Start of ROWS

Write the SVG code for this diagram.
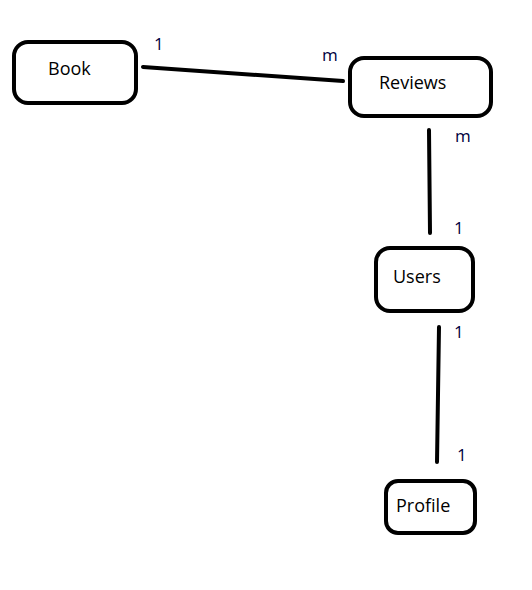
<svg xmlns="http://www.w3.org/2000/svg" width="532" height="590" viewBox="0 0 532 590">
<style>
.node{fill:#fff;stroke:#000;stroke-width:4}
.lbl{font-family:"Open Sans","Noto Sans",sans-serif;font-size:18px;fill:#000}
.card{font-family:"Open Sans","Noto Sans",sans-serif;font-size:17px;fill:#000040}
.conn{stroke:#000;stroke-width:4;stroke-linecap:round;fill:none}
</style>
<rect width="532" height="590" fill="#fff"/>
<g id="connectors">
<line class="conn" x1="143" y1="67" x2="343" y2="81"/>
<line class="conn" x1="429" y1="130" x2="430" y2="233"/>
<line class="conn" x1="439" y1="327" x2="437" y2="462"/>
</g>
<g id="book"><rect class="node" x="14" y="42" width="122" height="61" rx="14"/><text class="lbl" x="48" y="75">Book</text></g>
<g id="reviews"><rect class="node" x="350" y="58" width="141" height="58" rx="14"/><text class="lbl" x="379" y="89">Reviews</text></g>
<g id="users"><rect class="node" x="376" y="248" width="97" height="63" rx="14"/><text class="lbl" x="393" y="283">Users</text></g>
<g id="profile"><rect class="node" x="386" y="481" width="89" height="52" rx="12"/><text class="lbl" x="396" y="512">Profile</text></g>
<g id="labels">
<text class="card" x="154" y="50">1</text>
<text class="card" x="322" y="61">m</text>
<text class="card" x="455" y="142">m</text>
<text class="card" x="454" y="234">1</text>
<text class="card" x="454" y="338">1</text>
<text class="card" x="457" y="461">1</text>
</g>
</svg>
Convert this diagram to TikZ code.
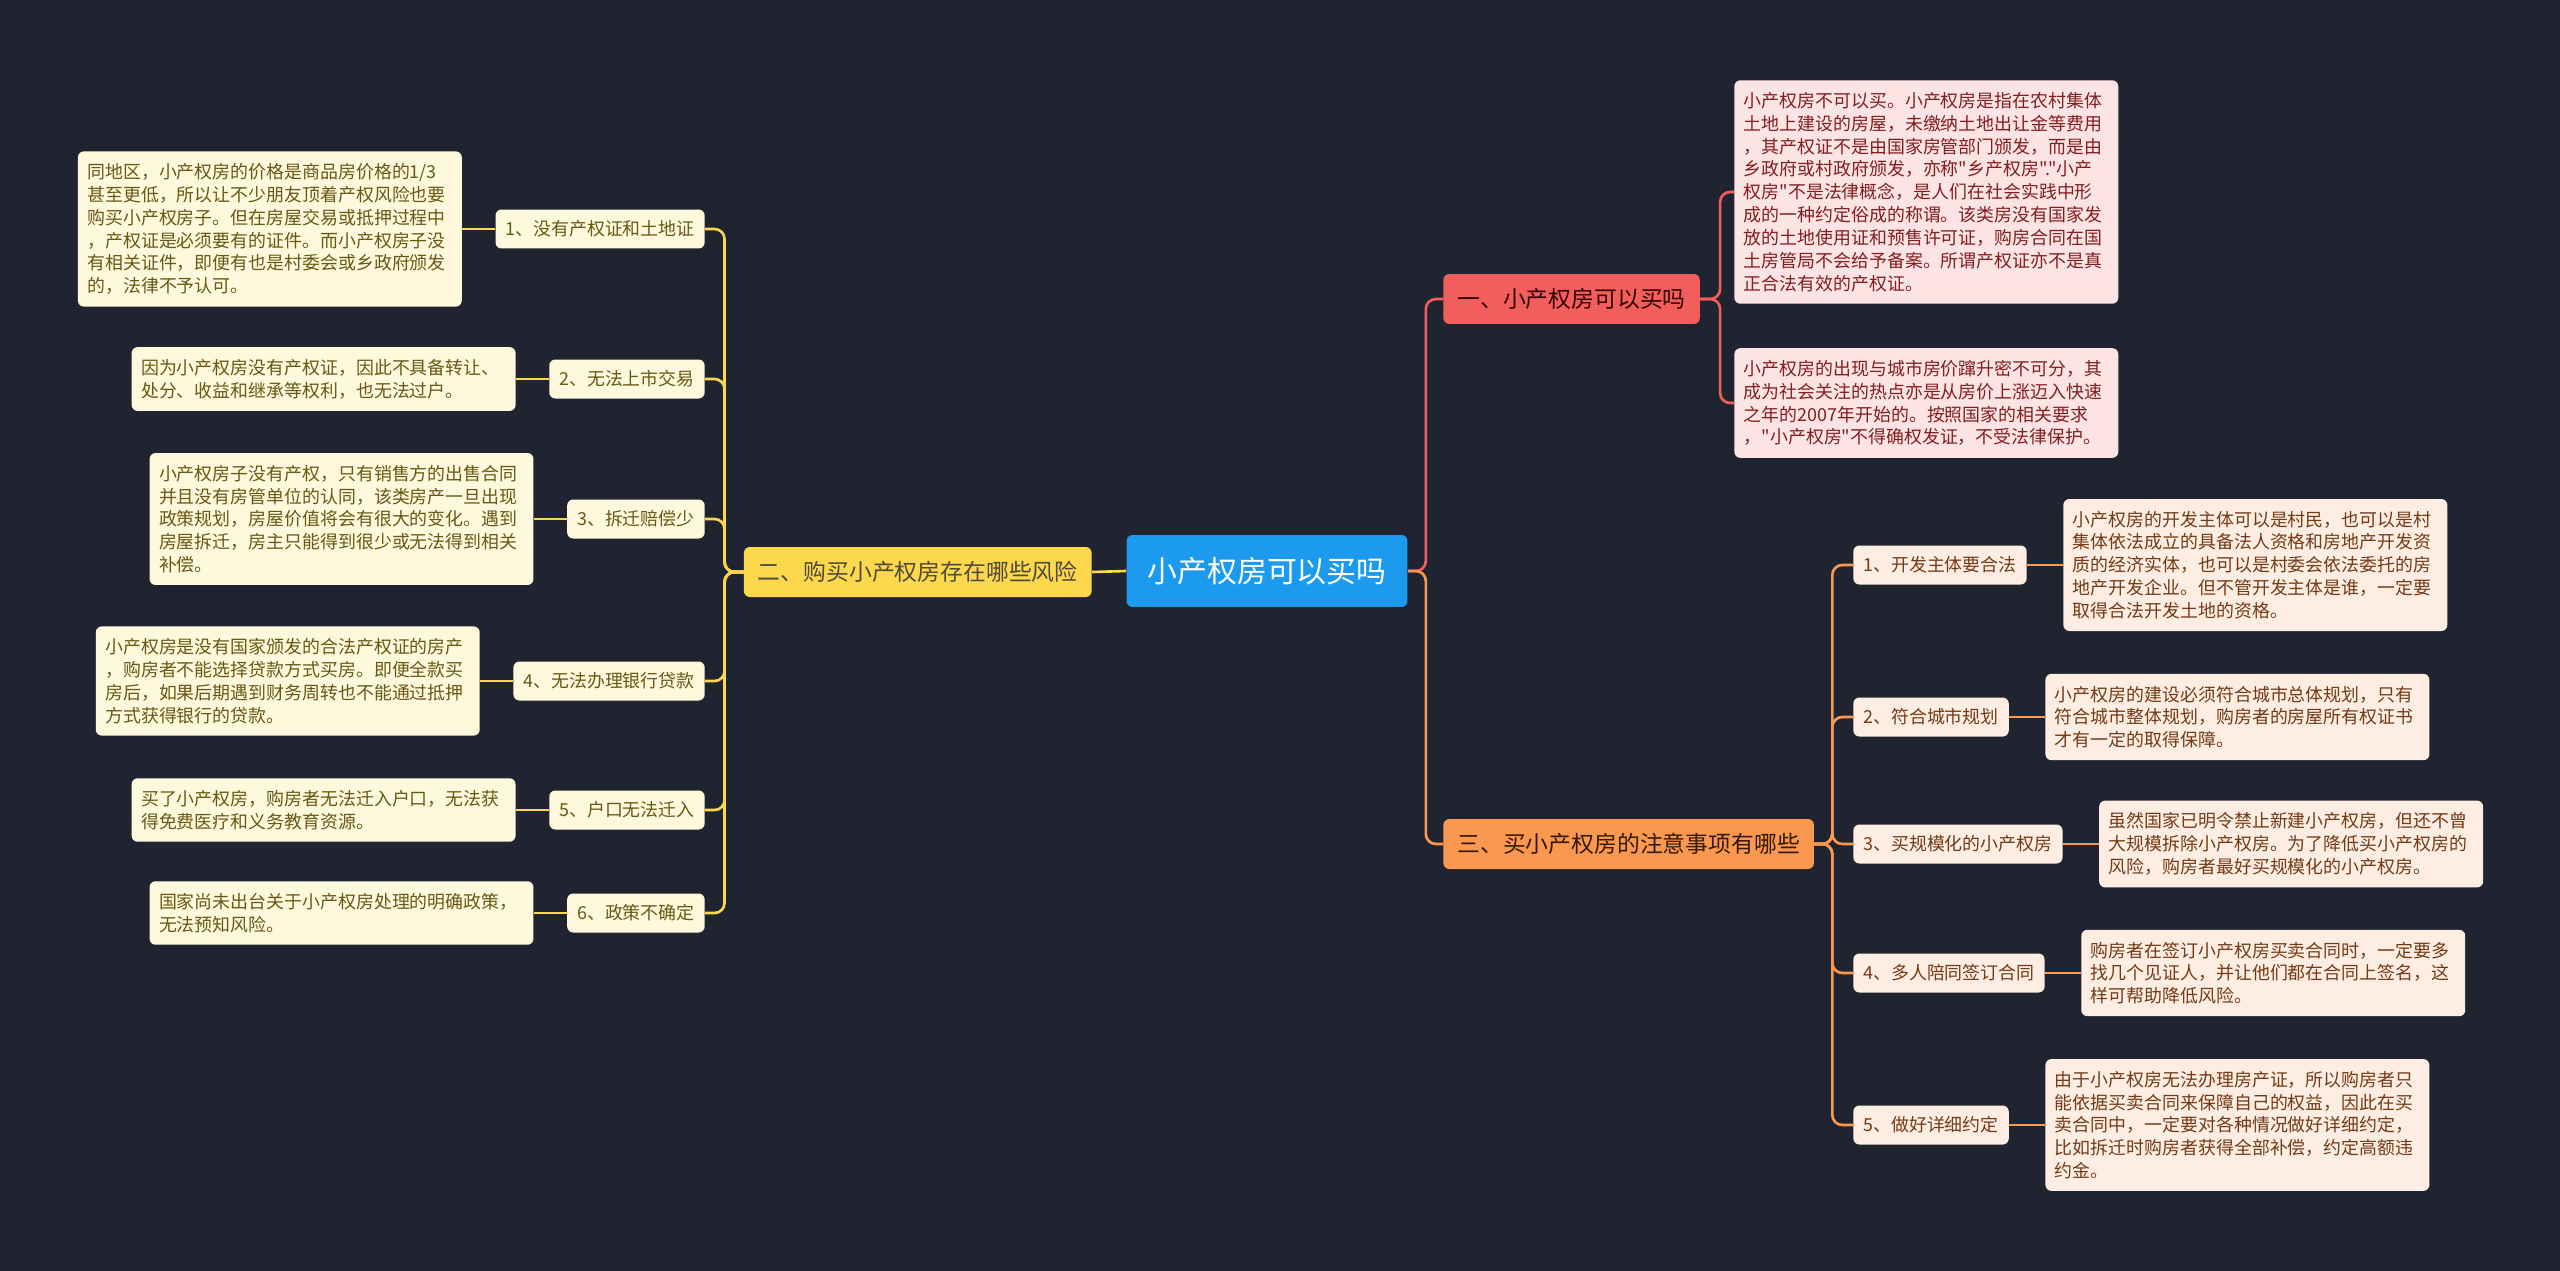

End of ROWS

● PROBLEM STATEMENT
Copy all lines from the material that include "code".

● SOLUTION FOR THIS TASK
Write the SVG code for this diagram.
Convert this diagram to TikZ code.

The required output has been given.